At first, the conversation was normal, if interrupted by frequent mouthfuls. After the first hour and a half, however, it began to sound like this:

Eunice: How long have we been eating for?
Alanna: I don't know, but I don't know if I can keep this up.
Eunice: Wait, is he coming out again? I'm so scared.
Alanna: I may die.
Eunice: No! We have to try every course Alanna!

Finally, just as we were on the brink of our very own Mr. Creosote moment, dinner came to a close. Final verdict: One of the best meals I've ever had, but I almost had to roll back to the hostel. The next time you're in Florence, head over to Teatro del Sale, but make sure you fast first.

1) David

I did not expect this to be the high point of the trip to Florence. Don't get me wrong, I think Michelangelo is pretty impressive.

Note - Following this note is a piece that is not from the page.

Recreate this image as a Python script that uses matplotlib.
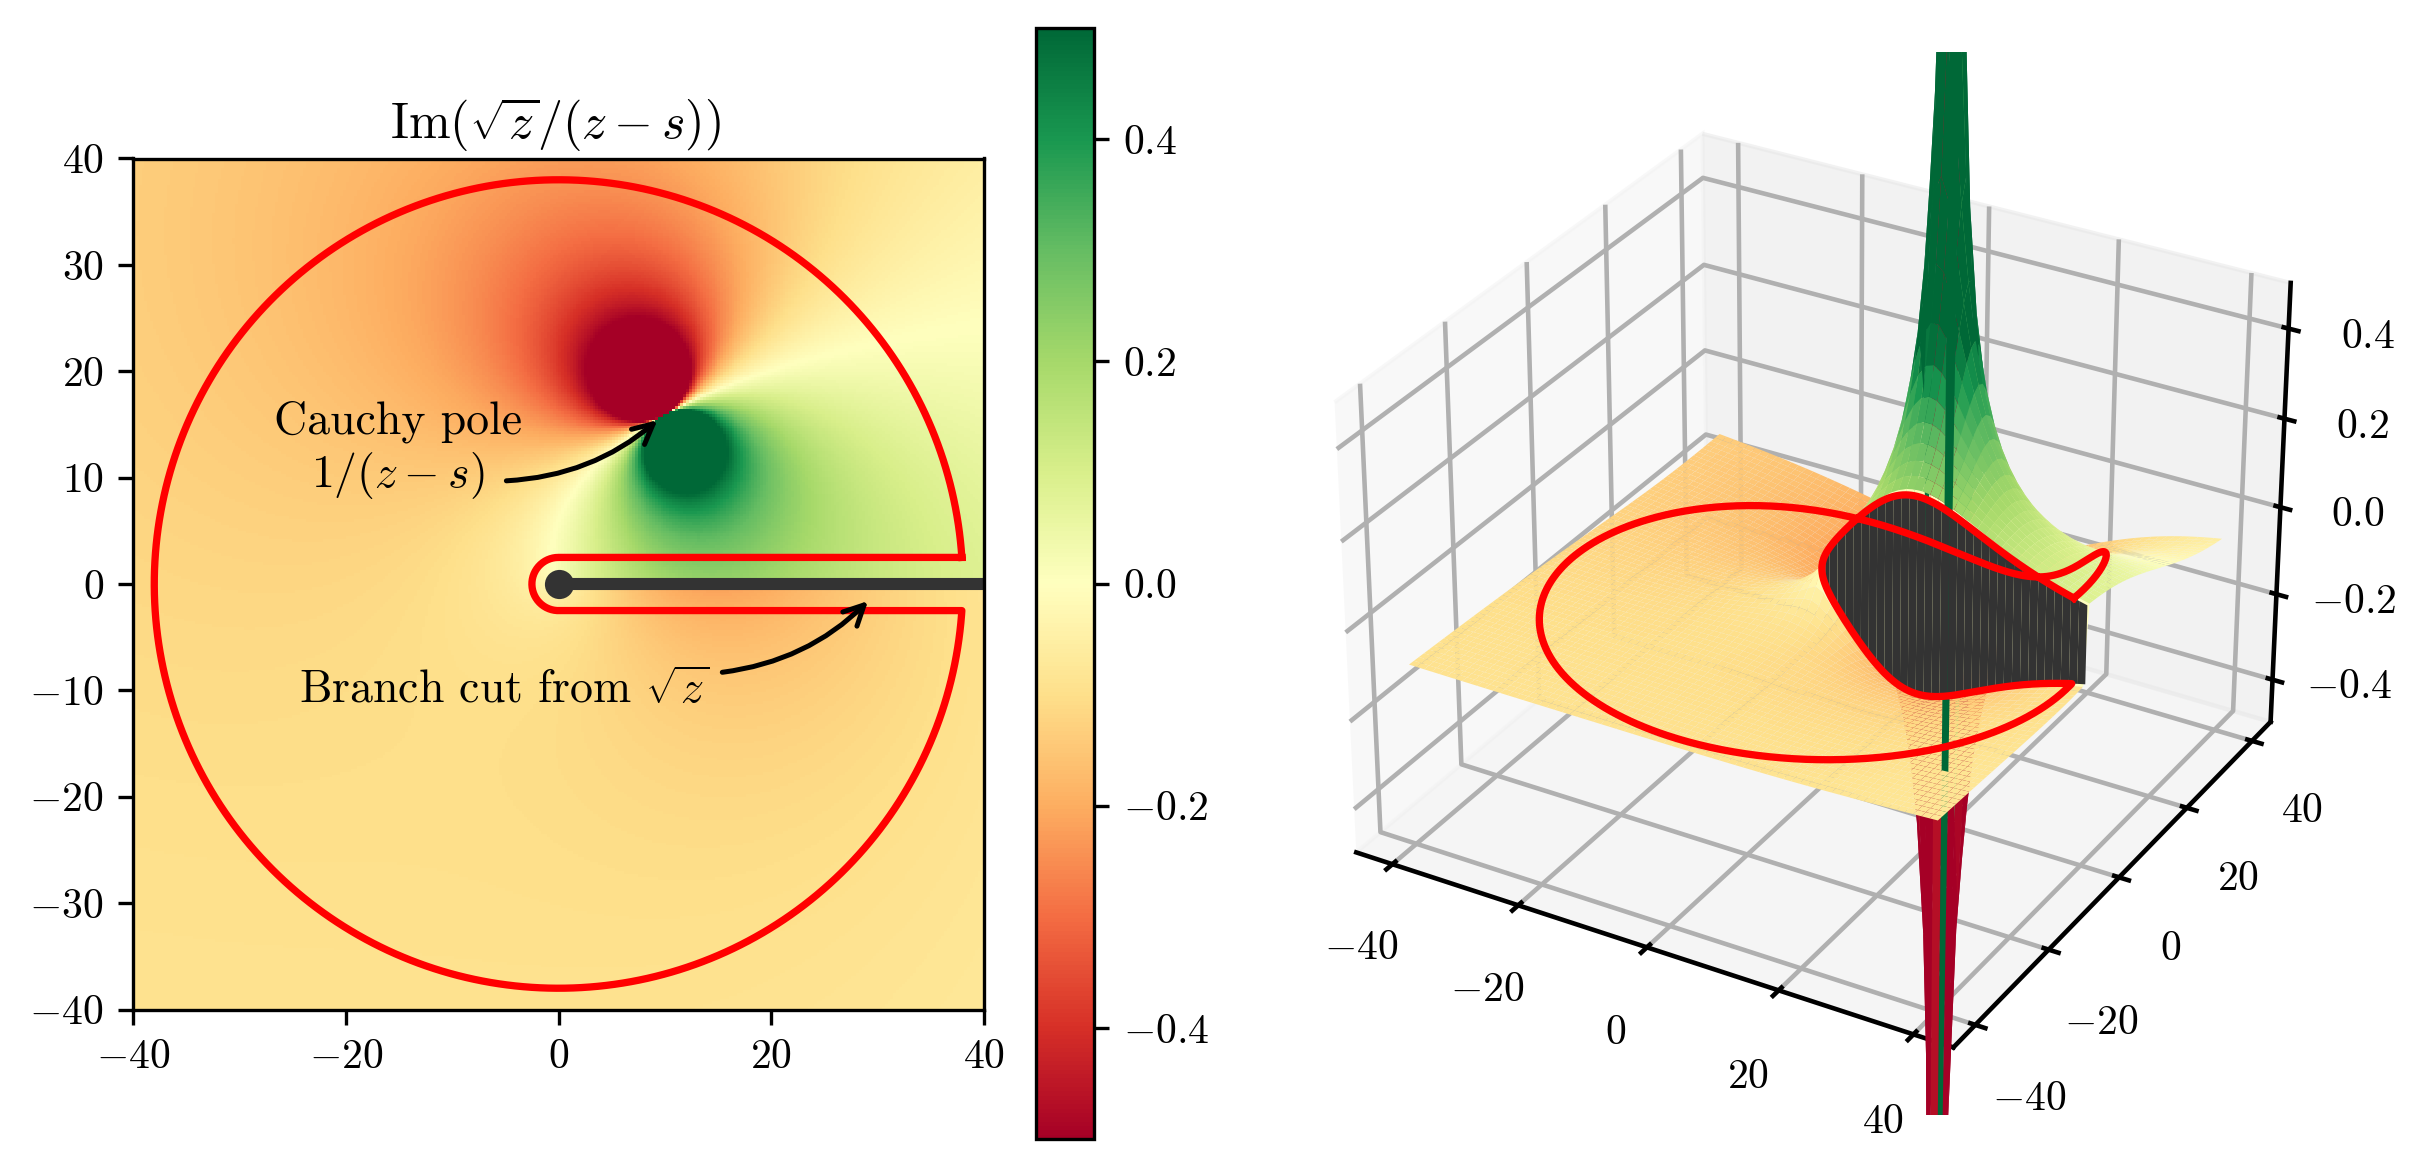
import numpy as np
import matplotlib
matplotlib.use("Agg")
import matplotlib.pyplot as plt

plt.rcParams["font.family"] = "serif"
plt.rcParams["font.serif"] = ["cmr10"]
plt.rcParams["mathtext.fontset"] = "cm"
plt.rcParams["axes.formatter.use_mathtext"] = True
plt.rcParams["axes.unicode_minus"] = True
plt.rcParams["font.size"] = 10

W, H = 2427, 1172

# pole and keyhole contour
pole = 10 + 16j
radius = 38.0
gap = 2.5
thin_gap = 1e-6
extent_lim = 40
levels = (-0.5, 0.5)

xy_ticks = [-40, -20, 0, 20, 40]
y_ticks_2d = [-40, -30, -20, -10, 0, 10, 20, 30, 40]
z_ticks = [-0.4, -0.2, 0.0, 0.2, 0.4]

cauchy_text = "Cauchy pole\n$1/(z-s)$"
cut_text = r"Branch cut from $\sqrt{z}$"
title_text = r"$\mathrm{Im}(\sqrt{z}/(z-s))$"


def f(z):
    # sqrt with its cut along the positive real axis
    return np.imag(1j * np.sqrt(-z) / (z - pole))


def rect(x0, y0, x1, y1):
    return [x0 / W, 1 - y1 / H, (x1 - x0) / W, (y1 - y0) / H]


def keyhole(d):
    a0 = np.arcsin(d / radius)
    arc = radius * np.exp(1j * np.linspace(a0, 2 * np.pi - a0, 600))
    low = np.linspace(arc[-1].real, 0, 400) ** 2 / arc[-1].real - 1j * d
    nose = d * np.exp(1j * np.linspace(-np.pi / 2, -3 * np.pi / 2, 60))
    up = np.linspace(0, arc[0].real, 400) ** 2 / arc[0].real + 1j * d
    return np.concatenate([arc, low, nose, up])


fig = plt.figure(figsize=(W / 300, H / 300), dpi=300)

# left: flat map
ax = fig.add_axes(rect(133, 158, 984, 1010))
g = np.linspace(-extent_lim, extent_lim, 300)
gx, gy = np.meshgrid(g, g)
im = ax.imshow(f(gx + 1j * gy), origin="lower", extent=(-40, 40, -40, 40),
               cmap="RdYlGn", vmin=levels[0], vmax=levels[1], interpolation="nearest")
path = keyhole(gap)
ax.plot([0, 40], [0, 0], color="#333333", lw=2.9, solid_capstyle="butt")
ax.plot([0], [0], "o", color="#333333", ms=7, mew=0)
ax.plot(path.real, path.imag, color="red", lw=1.75)
ax.set_xlim(-40, 40)
ax.set_ylim(-40, 40)
ax.set_xticks(xy_ticks)
ax.set_yticks(y_ticks_2d)
ax.set_title(title_text, fontsize=12, pad=5, x=0.497)

arrow = dict(arrowstyle="->", color="black", lw=1.2, mutation_scale=12,
             shrinkA=0, shrinkB=0, connectionstyle="arc3,rad=0.17")
ax.text(-15.1, 12.5, cauchy_text, ha="center", va="center", fontsize=11)
ax.annotate("", xy=(9.3, 15.4), xytext=(-4.9, 9.7), arrowprops=arrow)
ax.text(-5.1, -10, cut_text, ha="center", va="center", fontsize=11)
ax.annotate("", xy=(29.1, -1.6), xytext=(15.4, -8.3), arrowprops=arrow)

cax = fig.add_axes(rect(1036, 28, 1094, 1139))
cb = fig.colorbar(im, cax=cax)
cb.set_ticks(z_ticks)

# thicker rules on the 3d box
plt.rcParams["grid.linewidth"] = 1.1
plt.rcParams["axes.linewidth"] = 1.1
plt.rcParams["xtick.major.width"] = 1.1
plt.rcParams["ytick.major.width"] = 1.1

# right: same function as a surface
ax3 = fig.add_axes(rect(1276, 51, 2339, 1115), projection="3d", computed_zorder=False)
s = np.linspace(-extent_lim, extent_lim, 68)
sx, sy = np.meshgrid(s, s)
ax3.plot_surface(sx, sy, f(sx + 1j * sy), rstride=1, cstride=1, cmap="RdYlGn",
                 vmin=levels[0], vmax=levels[1], linewidth=0, zorder=1)

# wall joining the two sides of the cut
wx = np.concatenate([[0, 0.02, 0.1, 0.3, 0.6], np.linspace(1.2, 40, 33)])
top = f(wx + 1e-9j)
bottom = f(wx - 1e-9j)
ax3.plot_surface(np.vstack([wx, wx]), np.zeros((2, wx.size)), np.vstack([bottom, top]),
                 rstride=1, cstride=1, color="#333333", shade=False, linewidth=0, zorder=2)
path3 = keyhole(thin_gap)
ax3.plot(path3.real, path3.imag, f(path3), color="red", lw=1.75, zorder=3)

ax3.set_zlim(*levels)
ax3.set_xticks(xy_ticks)
ax3.set_yticks(xy_ticks)
ax3.set_zticks(z_ticks)

fig.savefig("out.png", dpi=300)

But this particular sculpture has been copied and parodied so many times that I didn't expect to be surprised by the original. But what everyone had neglected to tell me is just how tall this guy is.

I'd just assumed that he was life-sized, so I was shocked to turn a corner in the Galleria dell'Accademia and see him looming over the tourists. I know this probably doesn't sound that impressive in blog form, and they didn't allow pictures inside the museum. But trust me, he was tall. Really tall. I promise it was cool.

-------------------------------

So there you have it, my favorite things about Florence: shoes, food and a 13-foot tall naked man. How can Rome top that?